Our MEPs welcomed a European Commission decision, taken in mid-September, not to rush ahead with a raft of GMO approvals. In a significant U-turn, the outgoing Prodi Commission yielded to substantial pressure from the environmental lobby and from public opinion, by postponing a widely expected decision on new labelling limits for GMO contaminated seeds.

Now any decision on the matter will have to be taken by the new Commission, which is due to take office in November – subject to approval by MEPs.

The incoming Commission now has an excellent opportunity to draw up a new proposal that guarantees freedom of choice for growers and consumers. There is massive public opposition across Europe to GM crops and the last thing the outgoing Commission should have considered rushing through unacceptable legislation.

The Commission should bear in mind the European Parliament's resolution not to approve the release of any more GM crops until rules on coexistence – including a system of civil responsibility and adhering to the polluter pays principle – have been adopted and put in place throughout the EU.

To proceed with a decision to establish a threshold of 0.3% for unlabelled GM seed contamination of maize and oilseed rape would have amounted to legitimising GM contamination by stealth, effectively opening the door to new cross-contamination, and flouting principles on co-existence between GM and non-GM crops which gained majority support when introduced last November by our group in the European Parliament.

A separate development at the same meeting saw the Commission agreeing to a proposal authorising the importation of a GM oilseed rape.
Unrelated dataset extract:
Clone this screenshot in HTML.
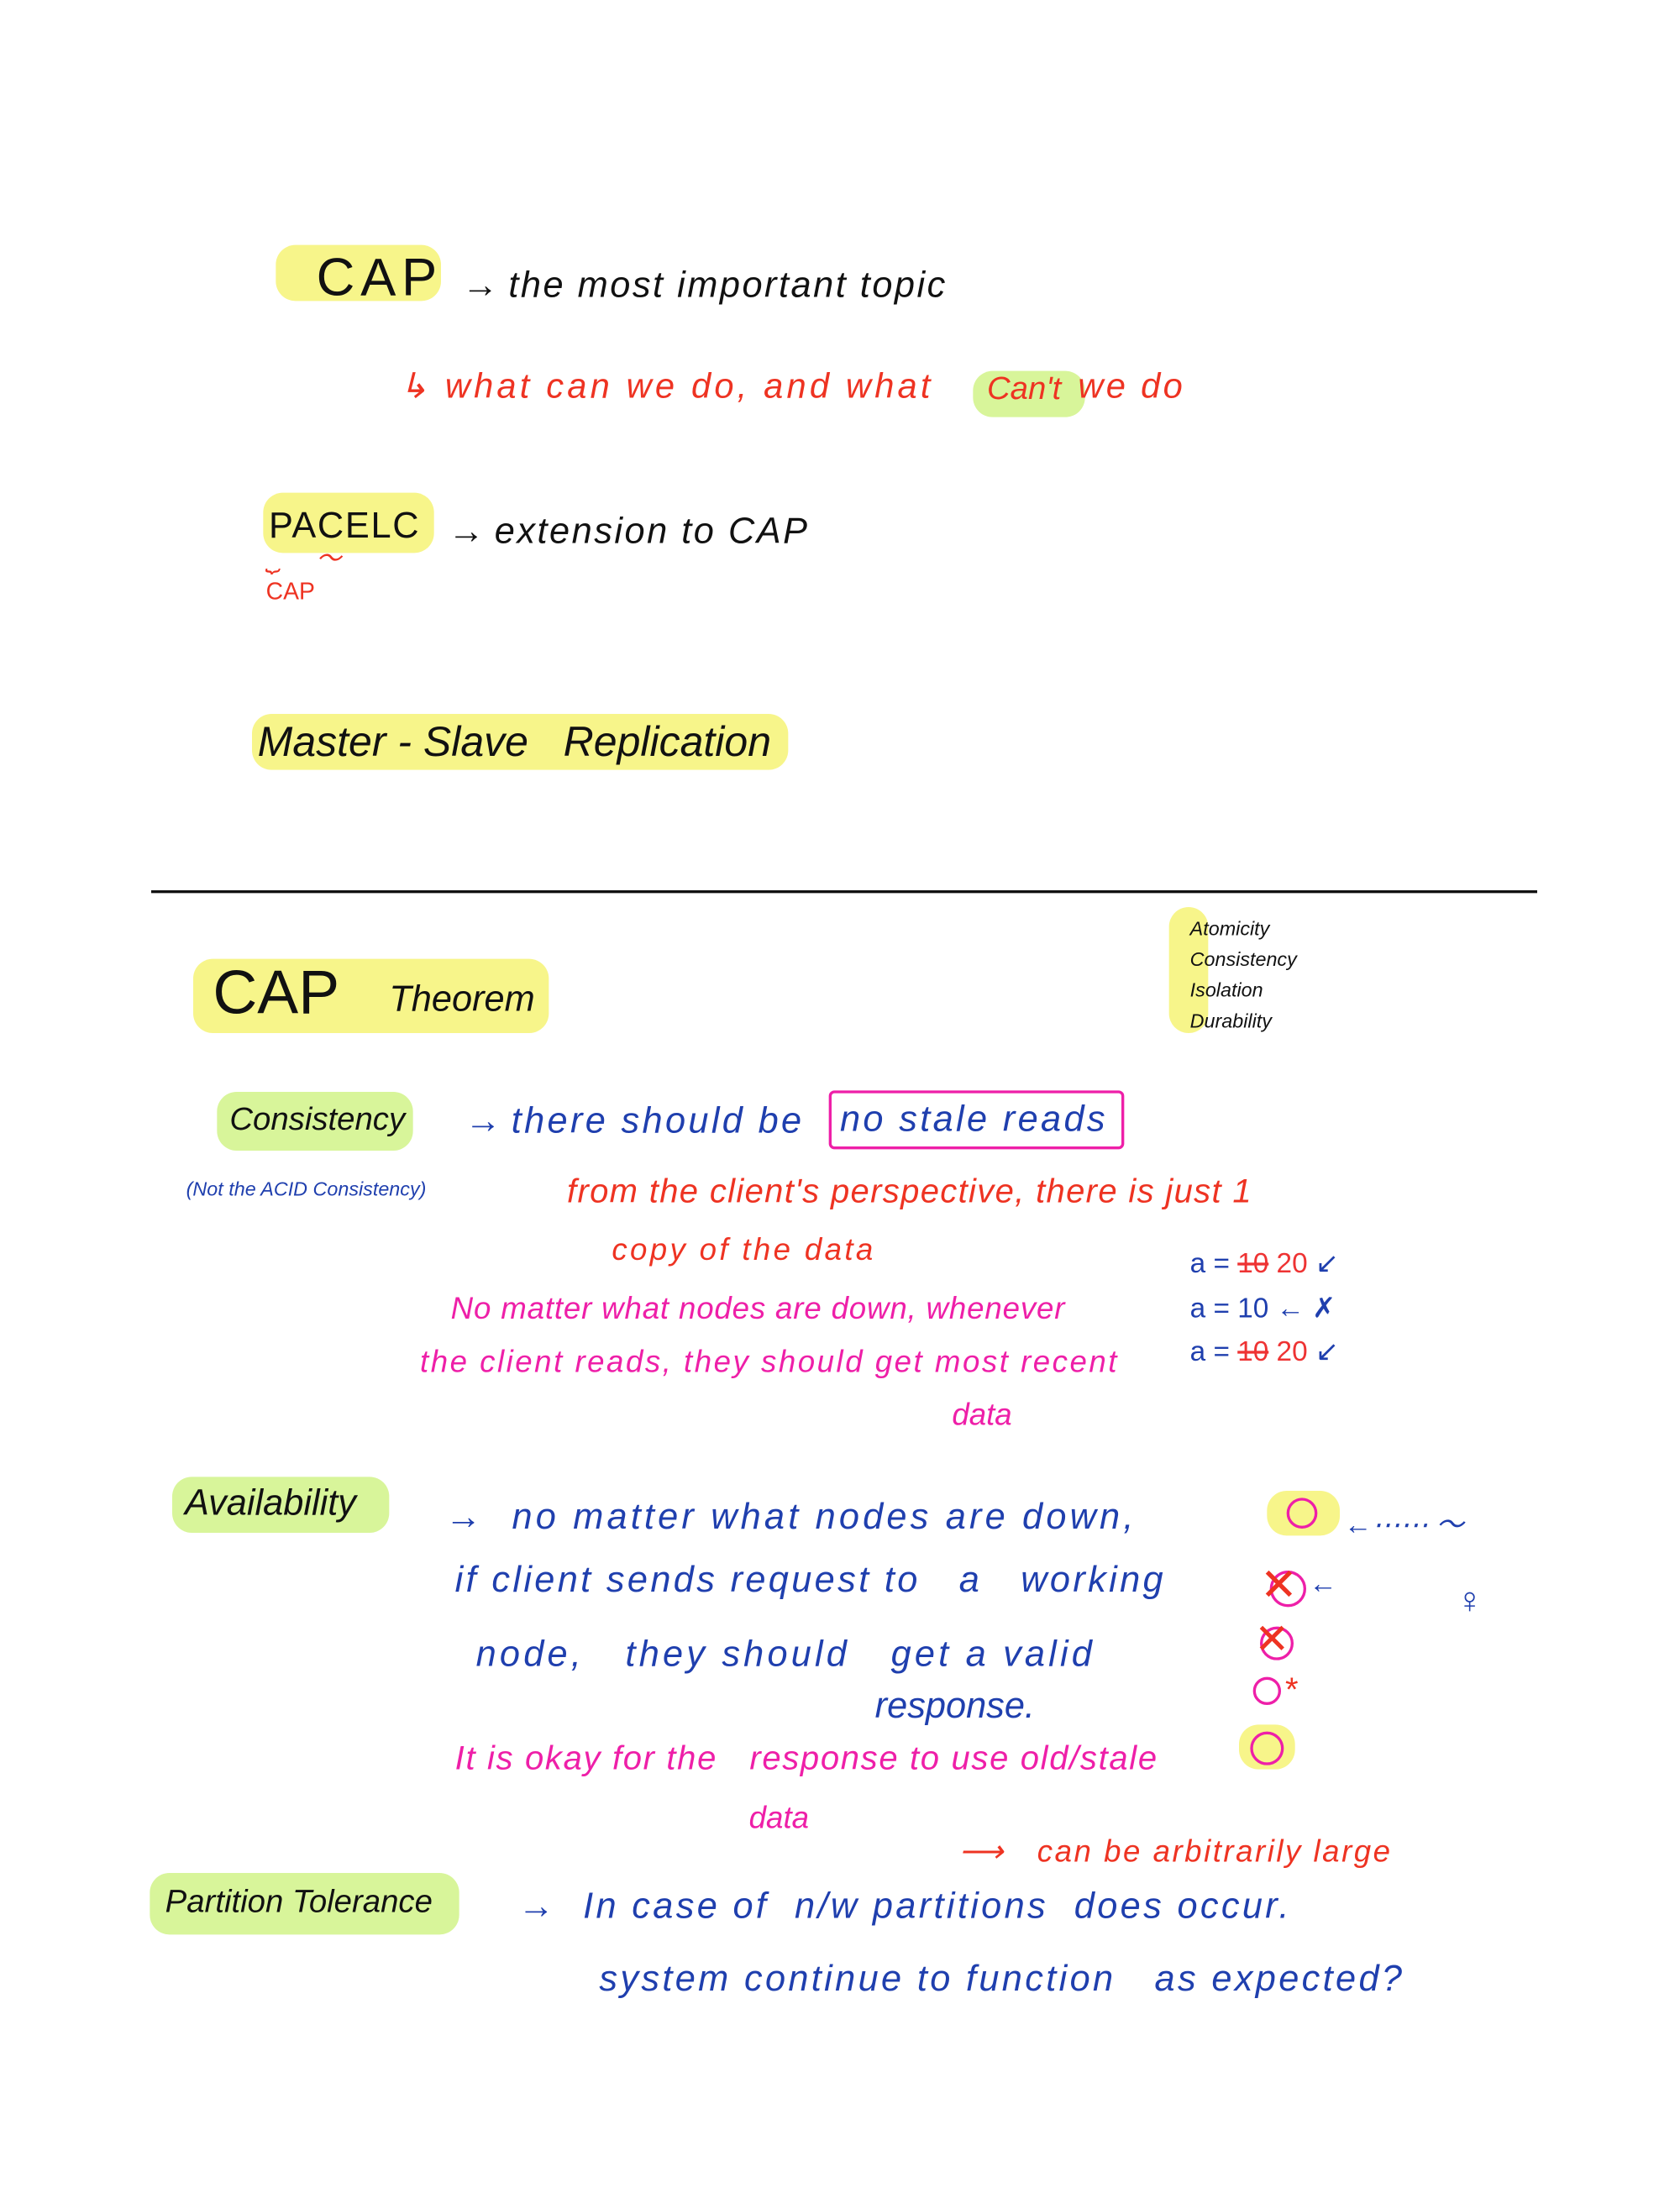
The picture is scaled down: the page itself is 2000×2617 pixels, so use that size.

The bureaucrats seem determined to spite survey findings which show that 70% of EU citizens are opposed to GM crops. The Council of Ministers now has to decide whether to accept or reject the Commissionʼs proposal. Westminster ministers will once again determine Scotlandʼs fate.

There is no doubt in my mind that Scotlandʼs food production industry would gain commercial advantage from being free from contamination, as consumers seek to avoid the unknown effects of GM technology. Scots agriculture currently has a reputation for quality produce and naturally reared livestock, which should be built upon, not sacrificed, in what is a highly competitive international market place.